= David Best (sculptor) =

American sculptor (born 1945)

David Best (born 1945) is an American sculptor. He is internationally renowned and well known for building immense temples out of recycled wood sheets (discarded from making toys and other punch-outs) for the Burning Man festivals, where they are then burnt to the ground in a spectacle of light and heat.

==Career==
Best received a master's degree in sculpture from the San Francisco Art Institute, where he first took classes at the age of six. His commitment to public art seems rooted in 1960s-era idealism. His works — ceramic sculpture, collages and more — have been shown at the San Francisco Museum of Modern Art, the Oakland Museum, the Crocker Art Museum in Sacramento, the San Jose Museum of Art, di Rosa, and elsewhere.

Best first began collaborating with others, 20 years ago, when he embarked upon a sideline: stripping down vehicles and giving them total sculptural makeovers, using recycled materials and found objects, often retrieved from dumps and dumpsters. Since then, he has created sculptures from the skeletons of 36 cars and two buses, and worked with more than 10,000 people.

Best built his first Burning Man Temple in 2000, The Temple of the Mind. During construction it became a memorial to Michael Hefflin, a member of the crew who died in a motorcycle accident just prior to the event, and as such became a sacred space for remembering others. In 2001, Burning Man helped fund the Temple projects and David, along with Jack Haye who was also responsible for the construction of the Temple of the Mind, built the much larger Temple of Tears. 2001 marked the beginning of a new and profound ritual for the tens of thousands of participants who attend Burning Man each year. After days of writing prayers on the structures, of affixing offerings from one's life such as pictures, paintings, etc., or of leaving the ashes of loved ones, etc. the Temple was burned on Sunday night.
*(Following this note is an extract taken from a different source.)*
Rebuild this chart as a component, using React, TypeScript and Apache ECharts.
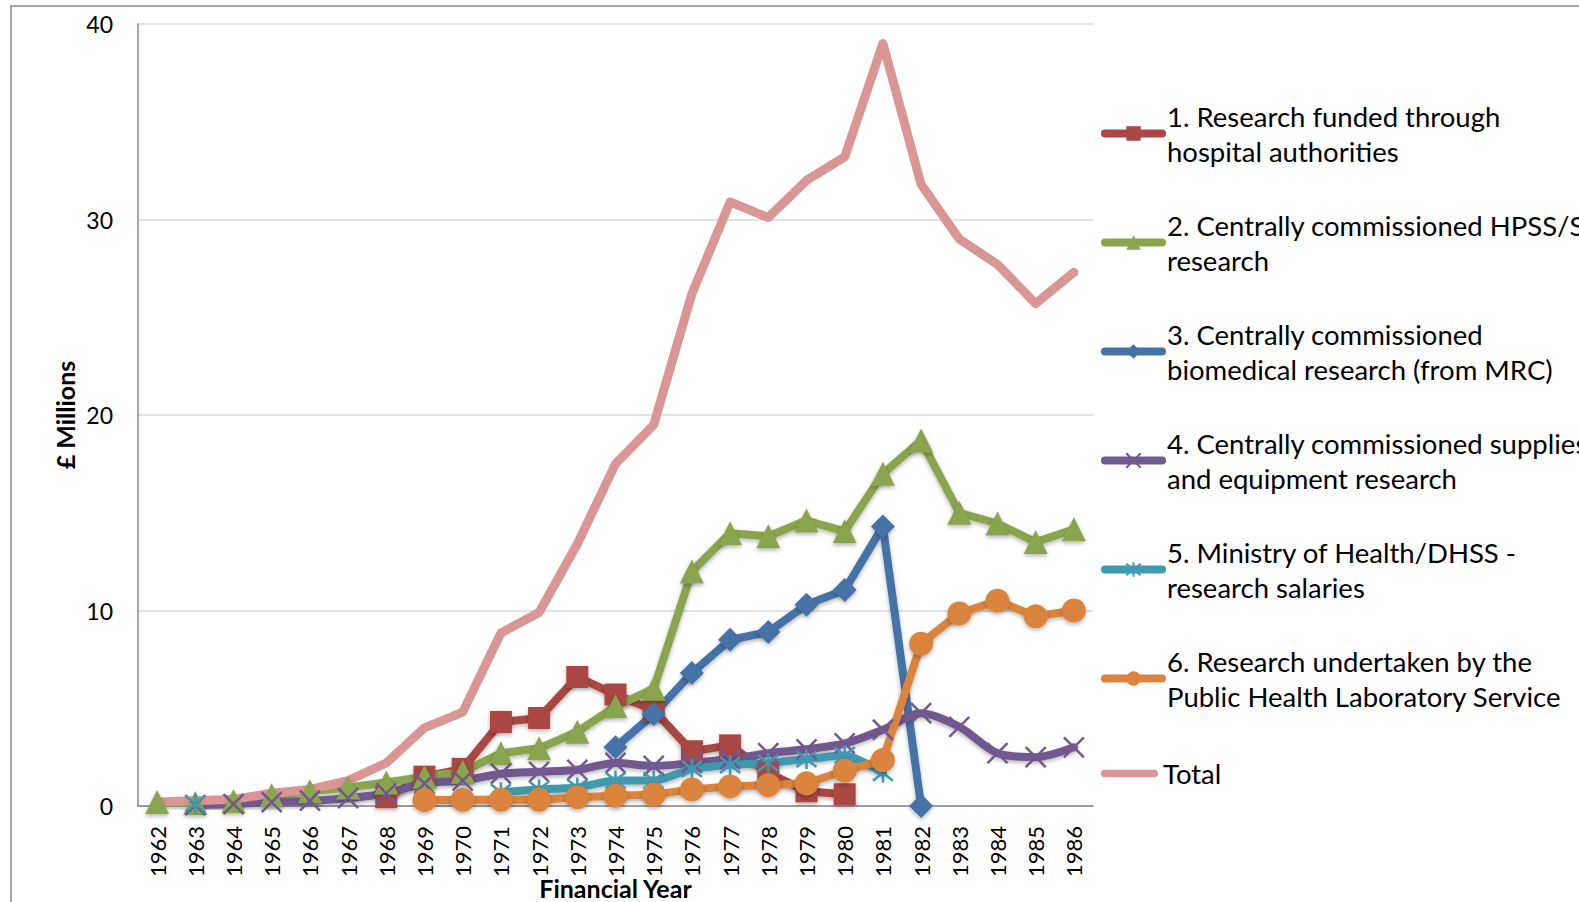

In 2002, Best returned with a new project: the Temple of Joy. In 2003, David departed from the wood temples and created the ornate paper Temple of Honor. In 2004, the Temple of Stars was a quarter mile long and almost 120’ high. David took a break in 2005 and 2006 to work on personal projects, including the Hayes Green Temple in San Francisco. Returning in 2007, David, Tim Dawson and the temple crew built the Temple of Forgiveness. Best originally suggested he might create one more temple in 2010 or 2011, however the 2010 Temple of Flux and the 2011 Temple of Transition were designed and built by other artists. Best returned in 2012 to design and coordinate the building of the Temple of Juno. In 2014, Best and crew constructed the Temple of Grace.

In January and February 2019 Best traveled to Coral Springs and Parkland, Florida to build “The Temple of Time” in remembrance of the 17 lives lost at Marjory Stoneman Douglas High School on February 14, 2018, from a School Shooting. The temple was unveiled on February 14, 2019, and will remain in place until it is burned in May.

In August 2022, Best unveiled "River Arch" in Petaluma, California. The 25-foot metal arch serves as a gateway between downtown Petaluma and the surrounding environment.

==Projects==

===Burning Man===
- Temple of the Mind (2000)
- Temple of Tears (aka Temple of Memory) (2001)
- Temple of Joy (2002)
- Temple of Honor (2003)
- Temple of Stars (2004)
- Temple of Forgiveness (2007)
- Temple of Juno (2012)
- Temple of Grace (2014)
- The Temple (Unnamed Final Contribution) (2016)

===Other similar projects===
- Chapel of the Laborer (2005)
- Temple at Hayes Green (2005)
- Detroit Dream Project Temple (2008)
- Broad Street Bridge: Bicentennial Towers (2012)
- Temple of Remembrance - Paradise Ridge Winery & Voight Family Sculpture Foundation (2014)
- Temple at Derry/Londonderry in Northern Ireland (2015)
- Temple at Patricia's Green - Ten Year Anniversary (2015)
- London1666 - London's Burning festival (2016)
- Temple of Time - Marjory Stoneman Douglas High School/Coral Springs and Parkland, Florida - (2019) - 1 year anniversary of the school shooting at Marjory Stoneman Douglas High School where 17 students died
- River Arch - Lynch Creek Trail in Petaluma, California.